La polémica por Sala exhibió como pocas veces el modus operandi del Papa para la escena política argentina: primero un gesto ambiguo pero existente, luego silencio oficial y, finalmente, interpretaciones varias a cargo de sus múltiples interlocutores locales. Acaso para huir de esa lógica, el gobierno de Macri impulsa un cambio de paradigma en la relación bilateral con el Vaticano: quiere reemplazar el trato informal propio del kirchnerismo por un vínculo institucional y guiado por la diplomacia profesional. Lo cual implica imponer cierta distancia entre Francisco y el núcleo del poder político de su tierra natal.

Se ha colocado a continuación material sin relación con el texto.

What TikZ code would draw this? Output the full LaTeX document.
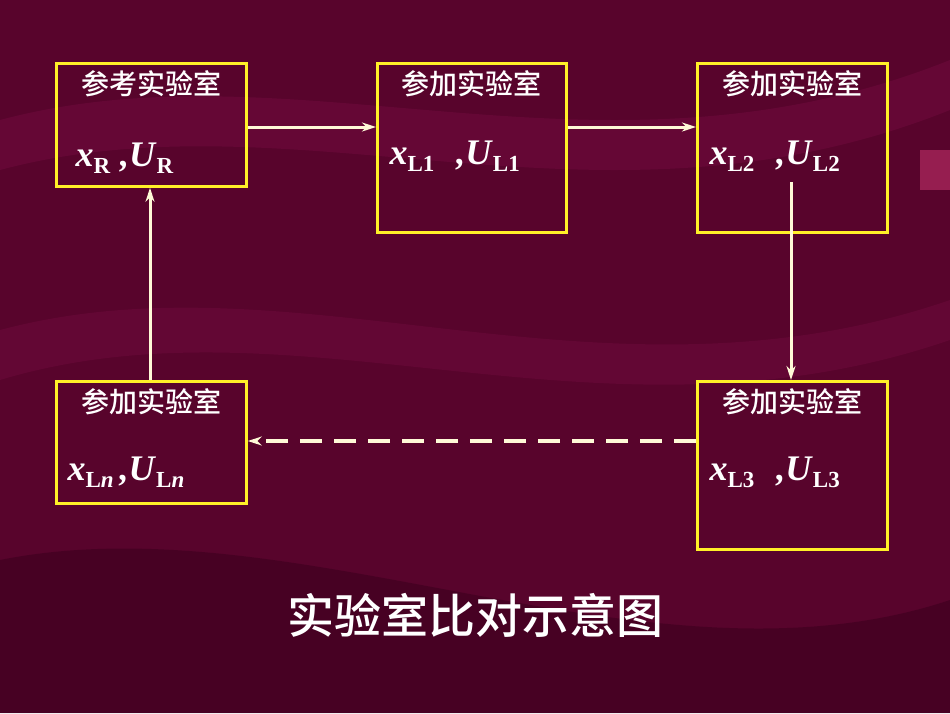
\documentclass[tikz,border=0pt]{standalone}
\usepackage{fontspec}
\usetikzlibrary{arrows.meta}
\setmainfont{Liberation Serif}
\newfontfamily\cjk{Noto Sans CJK SC Medium}
\definecolor{bgc}{RGB}{88,4,44}
\definecolor{bandA}{RGB}{110,10,60}
\definecolor{bandB}{RGB}{60,0,30}
\definecolor{bandC}{RGB}{150,30,80}
\definecolor{ybox}{RGB}{255,240,40}
\definecolor{arrc}{RGB}{255,250,215}
\newcommand\mysub[1]{\raisebox{-7pt}{\fontsize{23}{23}\selectfont #1}}
\begin{document}
\begin{tikzpicture}[x=1pt,y=-1pt,
  lab/.style={draw=ybox,line width=2.8pt,inner sep=0pt},
  hdr/.style={text=white,font=\cjk\fontsize{28}{30}\selectfont,anchor=north},
  var/.style={text=white,font=\bfseries\fontsize{36}{38}\selectfont,anchor=west},
  arr/.style={draw=arrc,line width=3pt,-{Stealth[length=14pt,width=9pt]}}]
\fill[bgc] (0,0) rectangle (950,713);
\fill[bandA,opacity=0.6] (0,120) .. controls (300,40) and (600,200) .. (950,60) -- (950,110) .. controls (600,250) and (300,90) .. (0,170) -- cycle;
\fill[bandA,opacity=0.5] (0,330) .. controls (300,250) and (600,420) .. (950,300) -- (950,340) .. controls (600,460) and (300,290) .. (0,380) -- cycle;
\fill[bandB,opacity=0.6] (0,560) .. controls (300,500) and (650,700) .. (950,600) -- (950,713) -- (0,713) -- cycle;
\fill[bandC] (920,150) rectangle (950,190);
\node[lab,minimum width=190pt,minimum height=123pt,anchor=north west] (R) at (55,62) {};
\node[lab,minimum width=189pt,minimum height=169pt,anchor=north west] (L1) at (376,62) {};
\node[lab,minimum width=190pt,minimum height=169pt,anchor=north west] (L2) at (696,62) {};
\node[lab,minimum width=190pt,minimum height=122pt,anchor=north west] (Ln) at (55,380) {};
\node[lab,minimum width=190pt,minimum height=168pt,anchor=north west] (L3) at (696,380) {};
\node[hdr] (hR) at (R.north) [yshift=-5pt] {参考实验室};
\node[hdr] (h1) at (L1.north) [yshift=-5pt] {参加实验室};
\node[hdr] (h2) at (L2.north) [yshift=-5pt] {参加实验室};
\node[hdr] (hn) at (Ln.north) [yshift=-5pt] {参加实验室};
\node[hdr] (h3) at (L3.north) [yshift=-5pt] {参加实验室};
\node[var] (vR) at (72,158) {\textit{x}\mysub{R}\hspace{10pt}\textit{,U}\mysub{R}};
\node[var] (v1) at (386,156) {\textit{x}\mysub{L1}\hspace{22pt}\textit{,U}\mysub{L1}};
\node[var] (v2) at (706,156) {\textit{x}\mysub{L2}\hspace{22pt}\textit{,U}\mysub{L2}};
\node[var] (vn) at (64,472) {\textit{x}\mysub{L\textit{n}}\hspace{6pt}\textit{,U}\mysub{L\textit{n}}};
\node[var] (v3) at (706,472) {\textit{x}\mysub{L3}\hspace{22pt}\textit{,U}\mysub{L3}};
\draw[arr] (R.east |- 0,127) -- (L1.west |- 0,127);
\draw[arr] (L1.east |- 0,127) -- (L2.west |- 0,127);
\coordinate (s2) at (791,182);
\draw[arr] (s2) -- (L3.north -| s2);
\draw[arr] (Ln.north -| 150,0) -- (R.south -| 150,0);
\draw[arr,line width=3.5pt,dash pattern=on 22pt off 12pt] (L3.west |- 0,441) -- (Ln.east |- 0,441);
\node[text=white,font=\cjk\fontsize{47}{50}\selectfont] (t) at (475,615) {实验室比对示意图};
\end{tikzpicture}
\end{document}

La respuesta del Papa se lee en el trato que le dispensó a Macri en la audiencia del sábado pasado: si quieren protocolo, lo van a tener. Lo recibió 22 minutos, menos que a cualquier otro jefe de Estado con excepción de la reina de Inglaterra. Por cierto, mucho menos que a CFK. Lo atendió en el Palacio Apostólico y no en la cálida casa de Santa Marta, como solía hacer con la ex presidenta. Intercambió regalos y palabras formales. No sonrió ni media vez para las fotos.

En el gobierno se dieron por satisfechos con el encuentro y festejaron la seriedad y ceremonialidad del trato recibido. La oposición a Macri, por su parte, hizo de la adusta mueca papal una bandera contra el presidente. Alguien solía decir que existe un Perón distinto para cada argentino. En Francisco también hay algo de esa genética peronista: su figura es omnipresente y se la invoca en nombre de necesidades políticas de todo tipo. A él no parece molestarle.